Our next pilgrimage story comes to us from Natalie Kuchta. You may recognize the school she visited from a previous pilgrimage story! (You can find it here: https://www.axiawomen.org/blog/pilgrimage-story-christ-my-heart.) We hope you enjoy her reflections on connecting with the saints and carrying their prayers back from a pilgrimage.
I have done many travels in my life, but my pilgrimage to the Holy Land surprised me in many ways. I remember watching my first Chicago Marathon when my daughter Rachel ran in college, and feeling incredibly inspired by the extraordinary efforts of so many people, giving their best to a race they had trained for months or even years - all for one goal: to cross the finish line after 26.2 miles.
When I returned from my pilgrimage, I felt a little like that. I may not have trained well for or finished with a great time, but I finished the race: two weeks of long days of pilgrimage, all with a group that had shared each and every long day together. When I signed up for the pilgrimage, I had no other expectations except to survive the trip, as I had heard that this tour guide kept up a very rigorous schedule with long days and lots of walking. But the wisdom and great teaching from our guide, as well as all the great friendships developed along the way, kept me strong to finish the race!
Another thing that surprised me: I did not imagine that it would be so much fun! I and my fellow pilgrims will not likely forget all the long days of touring, the laughs, the intense learning we did along the way, and how we helped each other when needed from morning till evening. And then, of course, there were the most serious moments, being in the holy places that I had no idea would change me like they did.
But perhaps the biggest surprise of our journey was visiting the Orthodox School of Bethany. It was a life-changing experience to meet the principal, Sister Martha (now Mother Maria), and hear her talk about all the school does for the students and the many challenges of running an Orthodox Christian School composed of children who are not all of the same faith.
The school maintains very high educational standards and is sought out by families that desire to have their children well-educated. However, they are often struggling with difficult requirements that, if not followed, could cause the school to be shut down. In spite of the many threats and challenges from the outside, her record of excellence in education is measurable, and she often is asked to take in orphans who have been abandoned or abused. They maintain a boarding facility where these girls are taken care of by the school and become their family.
I was so touched by seeing this school that I could have stayed there the whole day. Someone asked Sister Martha if she was ever afraid for her life, as she has been threatened many times crossing checkpoints. She answered that she is always concerned for her girls, but she thinks of protecting them the way Saint Sophia prepared and prayed for her daughters, Faith, Hope, and Love–and said she would like to prepare her girls for whatever is required of them and not worry for herself. Her goal was to be like St. Sophia, living as if she were already dead. Seeing the beauty of the joy on Sister Martha’s face as she said this, I felt like I was in the presence of a saint, and I walked away in tears.

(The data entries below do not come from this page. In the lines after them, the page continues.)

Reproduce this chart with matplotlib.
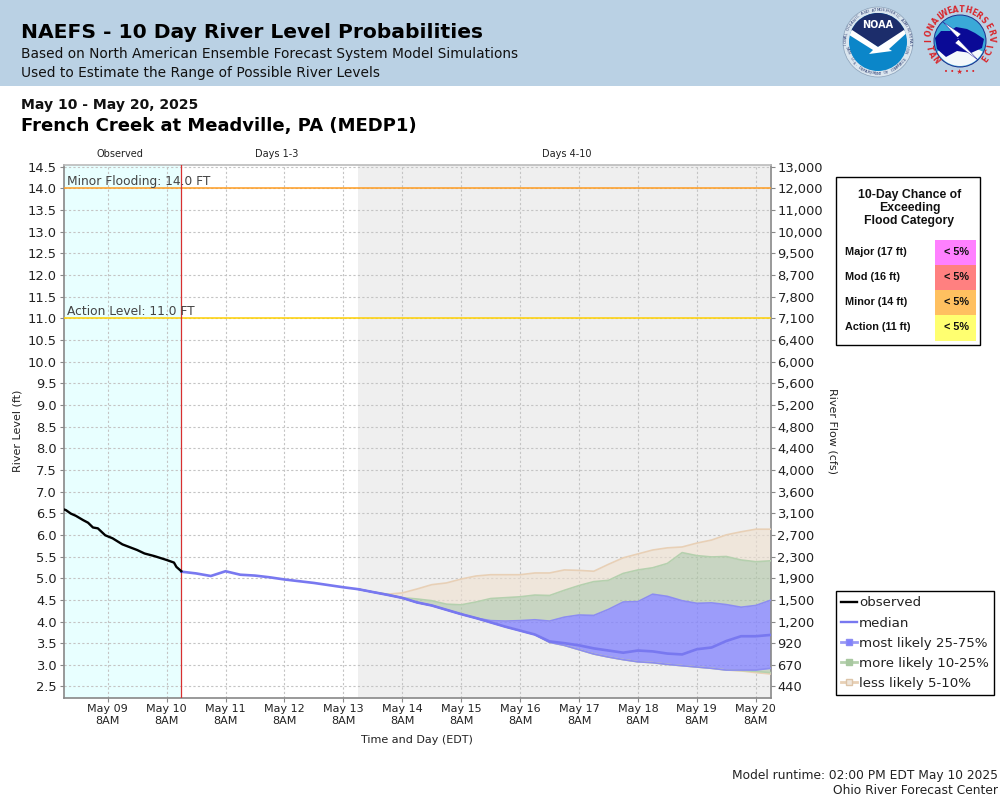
import numpy as np
import pandas as pd
import matplotlib
matplotlib.use('Agg')
import matplotlib.pyplot as plt
from matplotlib.lines import Line2D
from matplotlib.patches import Rectangle, Circle, Polygon, Wedge

# observed stage, hours after May 8 2PM
obs_hours = [0, 1, 3, 5, 8, 10, 12, 14, 17, 20, 24, 30, 33, 37, 42, 45, 46, 48]
obs_level = [6.59, 6.57, 6.49, 6.44, 6.34, 6.28, 6.17, 6.15, 5.99, 5.92, 5.78, 5.65,
             5.57, 5.51, 5.42, 5.36, 5.26, 5.16]

# 6 hourly forecast from May 10 2PM
median = [5.15, 5.11, 5.05, 5.16, 5.08, 5.06, 5.02, 4.97, 4.93, 4.89, 4.84, 4.79,
          4.746, 4.68, 4.615, 4.545, 4.44, 4.37, 4.27, 4.17, 4.08, 3.98, 3.88, 3.79, 3.70,
          3.54, 3.50, 3.45, 3.38, 3.33, 3.28, 3.33, 3.31, 3.26, 3.24, 3.36, 3.40, 3.55,
          3.66, 3.66, 3.69]

# ensemble bands start May 13 2PM
p95 = [4.746, 4.68, 4.63, 4.66, 4.75, 4.85, 4.89, 4.98, 5.05, 5.08, 5.08, 5.08, 5.12, 5.12,
       5.19, 5.18, 5.16, 5.32, 5.47, 5.56, 5.65, 5.70, 5.72, 5.81, 5.88, 6.00, 6.07, 6.13, 6.13]
p90 = [4.746, 4.68, 4.63, 4.55, 4.52, 4.48, 4.40, 4.385, 4.45, 4.53, 4.55, 4.57, 4.61, 4.60,
       4.72, 4.83, 4.92, 4.95, 5.11, 5.19, 5.24, 5.34, 5.59, 5.52, 5.49, 5.50, 5.42, 5.38, 5.40]
p75 = [4.746, 4.68, 4.615, 4.545, 4.44, 4.37, 4.27, 4.17, 4.08, 4.02, 4.01, 4.02, 4.04, 4.01,
       4.10, 4.15, 4.14, 4.28, 4.45, 4.46, 4.63, 4.58, 4.48, 4.42, 4.43, 4.39, 4.33, 4.37, 4.49]
p25 = [4.746, 4.68, 4.615, 4.545, 4.44, 4.37, 4.27, 4.17, 4.08, 3.98, 3.88, 3.79, 3.70, 3.52,
       3.45, 3.35, 3.25, 3.18, 3.12, 3.07, 3.05, 3.01, 2.98, 2.95, 2.92, 2.88, 2.88, 2.88, 2.92]
p10 = [4.746, 4.68, 4.615, 4.545, 4.44, 4.37, 4.27, 4.17, 4.08, 3.98, 3.88, 3.79, 3.70, 3.52,
       3.45, 3.35, 3.25, 3.18, 3.12, 3.07, 3.05, 3.01, 2.98, 2.95, 2.92, 2.88, 2.87, 2.85, 2.82]
p05 = [4.746, 4.68, 4.615, 4.545, 4.44, 4.37, 4.27, 4.17, 4.08, 3.98, 3.88, 3.79, 3.70, 3.52,
       3.45, 3.35, 3.25, 3.18, 3.12, 3.07, 3.05, 3.01, 2.98, 2.95, 2.92, 2.88, 2.86, 2.82, 2.79]

stage_ticks = [14.5, 14.0, 13.5, 13.0, 12.5, 12.0, 11.5, 11.0, 10.5, 10.0, 9.5, 9.0, 8.5,
               8.0, 7.5, 7.0, 6.5, 6.0, 5.5, 5.0, 4.5, 4.0, 3.5, 3.0, 2.5]
flow_labels = ['13,000', '12,000', '11,000', '10,000', '9,500', '8,700', '7,800', '7,100',
               '6,400', '6,000', '5,600', '5,200', '4,800', '4,400', '4,000', '3,600',
               '3,100', '2,700', '2,300', '1,900', '1,500', '1,200', '920', '670', '440']

flood_names = ['Major (17 ft)', 'Mod (16 ft)', 'Minor (14 ft)', 'Action (11 ft)']
flood_chance = ['< 5%', '< 5%', '< 5%', '< 5%']
flood_colors = ['#ff80ff', '#ff8080', '#ffc060', '#ffff70']

start = pd.Timestamp('2025-05-08 14:00')
runtime = pd.Timestamp('2025-05-10 14:00')
band_start = pd.Timestamp('2025-05-13 14:00')
end = pd.Timestamp('2025-05-20 14:00')

obs_times = [start + pd.Timedelta(hours=h) for h in obs_hours]
fc_times = pd.date_range(runtime, end, freq='6h')
band_times = pd.date_range(band_start, end, freq='6h')
tick_times = pd.date_range('2025-05-09 08:00', '2025-05-20 08:00', freq='1D')

BLUE = '#7878f0'
W, H = 1000, 800

fig = plt.figure(figsize=(10, 8), dpi=100)

# everything outside the plot is placed in pixels on this overlay
ov = fig.add_axes([0, 0, 1, 1], zorder=5)
ov.set_xlim(0, W)
ov.set_ylim(H, 0)
ov.axis('off')
ov.patch.set_alpha(0)

ax = fig.add_axes([63.5 / W, 1 - 697.5 / H, 707 / W, 532.5 / H], zorder=2)
ax.set_xlim(start, end)
ax.set_ylim(2.246, 14.536)

ax.axvspan(start, runtime, color='#e8ffff', lw=0, zorder=0)
ax.axvspan(band_start, end, color='#efefef', lw=0, zorder=0)
ax.grid(True, color='#c4c4c4', ls=(0, (2, 2)), lw=0.8, zorder=1)
ax.set_axisbelow(True)

ax.fill_between(band_times, p90, p95, color='#efe0cf', alpha=0.6, lw=0, zorder=2)
ax.fill_between(band_times, p05, p10, color='#efe0cf', alpha=0.6, lw=0, zorder=2)
ax.fill_between(band_times, p75, p90, color='#aec5a4', alpha=0.6, lw=0, zorder=2)
ax.fill_between(band_times, p10, p25, color='#aec5a4', alpha=0.6, lw=0, zorder=2)
ax.fill_between(band_times, p25, p75, color='#8080ff', alpha=0.75, lw=0, zorder=2)
for vals in (p95, p05):
    ax.plot(band_times, vals, color='#e8d0b6', lw=1.2, zorder=3)
for vals in (p90, p10):
    ax.plot(band_times, vals, color='#b5d0ae', lw=1.2, zorder=3)
for vals in (p75, p25):
    ax.plot(band_times, vals, color='#8c8cf2', lw=1.2, zorder=3)

ax.axhline(14.0, color='#ff9c20', lw=1.1, zorder=4)
ax.axhline(11.0, color='#ffd000', lw=1.1, zorder=4)
ax.axvline(runtime, color='#d83030', lw=0.9, zorder=4)

ax.plot(fc_times, median, color=BLUE, lw=1.9, zorder=5, solid_joinstyle='miter')
ax.plot(obs_times, obs_level, color='black', lw=1.7, zorder=6)

ax.set_yticks(stage_ticks)
ax.set_yticklabels(['%.1f' % v for v in stage_ticks], fontsize=9.4, color='#222222')
ax.set_xticks(tick_times)
ax.set_xticklabels([t.strftime('%b %d') + '\n8AM' for t in tick_times], fontsize=8,
                   color='#222222', linespacing=1.2)
ax.tick_params(axis='both', length=3, width=0.8, color='#888888', pad=2)

for side in ('left', 'right', 'bottom'):
    ax.spines[side].set_color('#888888')
    ax.spines[side].set_linewidth(1.2)
ax.spines['top'].set_color('#bbbbbb')
ax.spines['top'].set_linewidth(1.2)

ax2 = ax.twinx()
ax2.set_ylim(ax.get_ylim())
ax2.set_yticks(stage_ticks)
ax2.set_yticklabels(flow_labels, fontsize=9.4, color='#222222')
ax2.tick_params(axis='y', length=3, width=0.8, color='#888888', pad=2)
for s in ax2.spines.values():
    s.set_visible(False)

ax.text(0.005, 14.0, 'Minor Flooding: 14.0 FT', transform=ax.get_yaxis_transform(),
        fontsize=8.85, color='#444444', va='bottom', zorder=7)
ax.text(0.005, 11.0, 'Action Level: 11.0 FT', transform=ax.get_yaxis_transform(),
        fontsize=8.85, color='#444444', va='bottom', zorder=7)

# header
ov.add_patch(Rectangle((0, 0), W, 86, color='#bad1e4', lw=0))
ov.text(21, 33, 'NAEFS - 10 Day River Level Probabilities', fontsize=14.6, fontweight='bold',
        va='center', color='black')
ov.text(21, 54, 'Based on North American Ensemble Forecast System Model Simulations',
        fontsize=9.95, va='center', color='#111111')
ov.text(21, 73, 'Used to Estimate the Range of Possible River Levels', fontsize=9.95,
        va='center', color='#111111')
ov.text(21, 105, 'May 10 - May 20, 2025', fontsize=10.1, fontweight='bold', va='center', color='#111111')
ov.text(21, 126, 'French Creek at Meadville, PA (MEDP1)', fontsize=12.95, fontweight='bold',
        va='center', color='black')


def ring_text(s, cx, cy, r, a0, a1, **kw):
    # letters along an arc, angles in degrees clockwise from the top
    for ch, a in zip(s, np.linspace(a0, a1, len(s))):
        t = np.radians(a)
        rot = -a if -95 < ((a + 180) % 360 - 180) < 95 else 180 - a
        ov.text(cx + r * np.sin(t), cy - r * np.cos(t), ch, rotation=rot, ha='center',
                va='center', rotation_mode='anchor', **kw)


# NOAA logo
nx, ny = 878, 42
ov.add_patch(Circle((nx, ny), 35, fc='#dbe6ef', ec='#8aa0b8', lw=0.5))
disc = Circle((nx, ny), 29, fc='#0b86c9', lw=0)
ov.add_patch(disc)
navy = Polygon([[845, 8], [911, 8], [911, 27], [878, 47], [845, 27]], fc='#1c2d6b', lw=0)
ov.add_patch(navy)
navy.set_clip_path(disc)
bird = Polygon([[846, 26], [878, 47], [910, 26], [910, 30], [889, 49], [892, 51], [869, 54],
                [873, 50], [846, 33]], fc='white', lw=0)
ov.add_patch(bird)
bird.set_clip_path(disc)
ov.text(nx, 25, 'NOAA', color='white', fontsize=7, fontweight='bold', ha='center', va='center')
ring_text('NATIONAL OCEANIC AND ATMOSPHERIC ADMINISTRATION', nx, ny, 32, -108, 108,
          fontsize=2.8, color='#2a3a70')
ring_text('U.S. DEPARTMENT OF COMMERCE', nx, ny, 32, 238, 122, fontsize=2.8, color='#2a3a70')

# NWS logo
wx, wy = 960, 41
sky = Circle((wx, wy), 26, fc='#3aa9d8', ec='#1c2d8b', lw=0.7)
ov.add_patch(sky)
ov.add_patch(Wedge((wx, wy), 25, 25, 155, fc='#f4f8fb', lw=0))
ov.add_patch(Polygon([[935, 38], [941, 31], [950, 31], [956, 27], [967, 29], [975, 33], [984, 39],
                      [982, 48], [971, 53], [957, 51], [946, 57], [937, 49]], fc='#0a0a96', lw=0))
ov.add_patch(Polygon([[943, 22], [961, 34], [957, 38], [978, 60], [955, 43], [959, 39]],
                     fc='white', ec='#0a0a96', lw=0.3))
ring_text('NATIONAL', wx, wy, 31.5, -128, -38, fontsize=5.6, fontweight='bold', color='#d8262c')
ring_text('WEATHER', wx, wy, 31.5, -30, 36, fontsize=5.6, fontweight='bold', color='#d8262c')
ring_text('SERVICE', wx, wy, 31.5, 48, 125, fontsize=5.6, fontweight='bold', color='#d8262c')
ov.text(wx, 72, '\u2022 \u2022 \u2605 \u2022 \u2022', color='#d8262c', fontsize=5, ha='center', va='center')

# period labels and axis titles
ov.text(120, 154, 'Observed', fontsize=7, ha='center', va='center', color='#222222')
ov.text(277, 154, 'Days 1-3', fontsize=7, ha='center', va='center', color='#222222')
ov.text(567, 154, 'Days 4-10', fontsize=7, ha='center', va='center', color='#222222')
ov.text(18, 431, 'River Level (ft)', fontsize=8, rotation=90, ha='center', va='center', color='#222222')
ov.text(832, 431, 'River Flow (cfs)', fontsize=8, rotation=-90, ha='center', va='center', color='#222222')
ov.text(417, 740, 'Time and Day (EDT)', fontsize=8, ha='center', va='center', color='#222222')

ov.text(998, 775, 'Model runtime: 02:00 PM EDT May 10 2025', fontsize=8.83, ha='right', va='center', color='#222222')
ov.text(998, 791, 'Ohio River Forecast Center', fontsize=8.83, ha='right', va='center', color='#222222')

# flood category panel
ov.add_patch(Rectangle((836, 176.5), 144, 168.5, fc='white', ec='black', lw=1))
for i, line in enumerate(['10-Day Chance of', 'Exceeding', 'Flood Category']):
    ov.text(909.5, 195 + 13 * i, line, family='Liberation Sans', fontweight='bold', fontsize=8.8,
            ha='center', va='center', color='#111111')
for i, name in enumerate(flood_names):
    y0 = 240 + 25 * i
    ov.add_patch(Rectangle((935, y0), 41, 25.5, fc=flood_colors[i], lw=0))
    ov.text(845, y0 + 12, name, family='Liberation Sans', fontweight='bold', fontsize=7.8,
            va='center', color='#111111')
    ov.text(957, y0 + 12, flood_chance[i], family='Liberation Sans', fontweight='bold', fontsize=7.8,
            ha='center', va='center', color='#111111')

# legend
handles = [
    Line2D([], [], color='black', lw=1.7),
    Line2D([], [], color=BLUE, lw=1.7),
    Line2D([], [], color='#9a9af5', lw=2, marker='s', ms=5, mfc='#8080ff', mec='#8c8cf2'),
    Line2D([], [], color='#b5d0ae', lw=2, marker='s', ms=5, mfc='#a8c8a0', mec='#a8c8a0'),
    Line2D([], [], color='#e8d0b6', lw=2, marker='s', ms=5, mfc='#efe6dc', mec='#dcc4a8'),
]
labels = ['observed', 'median', 'most likely 25-75%', 'more likely 10-25%', 'less likely 5-10%']
leg = ov.legend(handles, labels, loc='upper left', bbox_to_anchor=(835.5 / W, 1 - 591 / H),
                bbox_transform=fig.transFigure, fontsize=9.6, frameon=True, fancybox=False,
                edgecolor='black', framealpha=1, borderaxespad=0, borderpad=0.4,
                labelspacing=0.54, handlelength=1.2, handletextpad=0.15, labelcolor='#222222')
leg.get_frame().set_linewidth(1)

fig.savefig('out.png', dpi=100)
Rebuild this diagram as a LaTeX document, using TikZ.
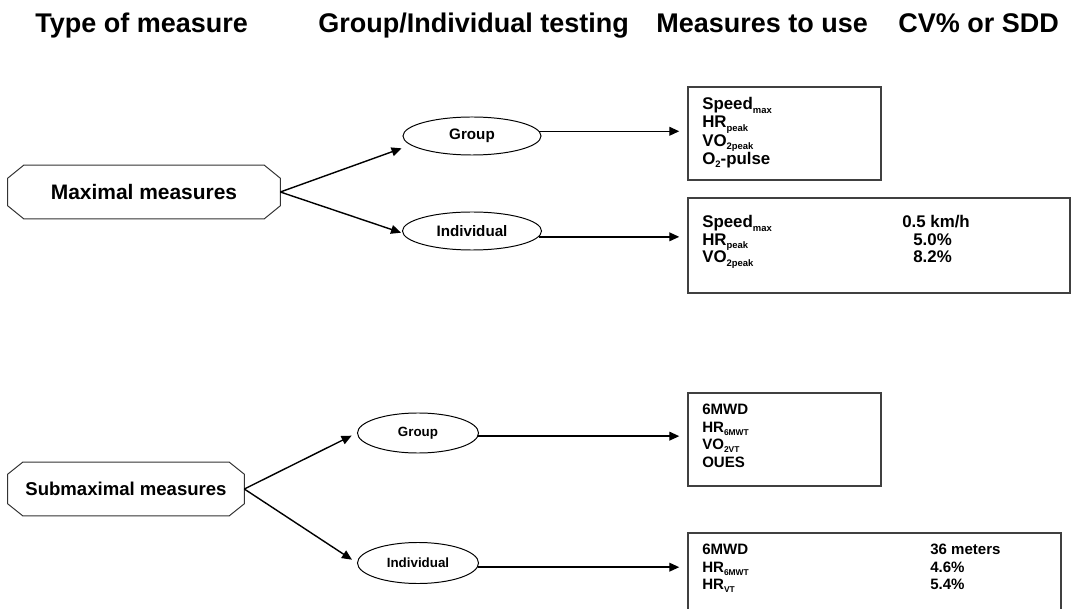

Returning from any pilgrimage is a challenge. Once I was back at work and caring for my family, I thought for a while I had lost the life-changing experience that I had had in the Holy Land. Then all of a sudden, one song brought me back to the Church where I venerated so many Saints’ relics, and prayed by the remains of Saint Elizabeth the New Martyr and Saint Barbara. It brought back to me standing on the floor of the Church stained with the blood of the martyrs… kneeling and touching the Rock of Golgotha... and pressing my face against the Tomb of Christ at the Church of the Holy Sepulcher. Visiting holy places truly does change you. When you touch the relics of saints, it changes your prayers to the saints; you feel them with you, as though they are holding your hand while you pray together.
The visit to the school and meeting Sister Martha also changed me. I often think of the lesson from St. Sophia that Sister Martha shared. I now have an Icon of St. Sophia on my desk, with her three daughters. I ask for her prayers, especially that I can live without fear, as though I were already dead. That is a challenge indeed.
Natalie Kuchta is the wife of a priest in Palatine, Illinois, where they have served for 38 years. She converted to Orthodoxy 43 years ago from a Protestant background. They have raised two daughters at this parish and had the joy of seeing them baptized and married. She is now watching her six grandchildren grow up in the Faith. Originally trained as an English teacher, she is passionate about helping those new to Orthodoxy to learn the Faith. Natalie is inspired by female saints who devoted their lives to serving the poor, and coordinates PADS dinners–a kind of homelessness outreach–with her church, volunteers for food pantries, and supports many other organizations that help the needy in her community. Her other greatest joys are spending time with her grandchildren, serving as a reader in church, praying and singing in services, and reading the lives of women saints as well as their writings and teachings. One of her favorite quotes comes from St. Maria Skobtsova: "Each person is the very Icon of Christ Incarnate in this world.”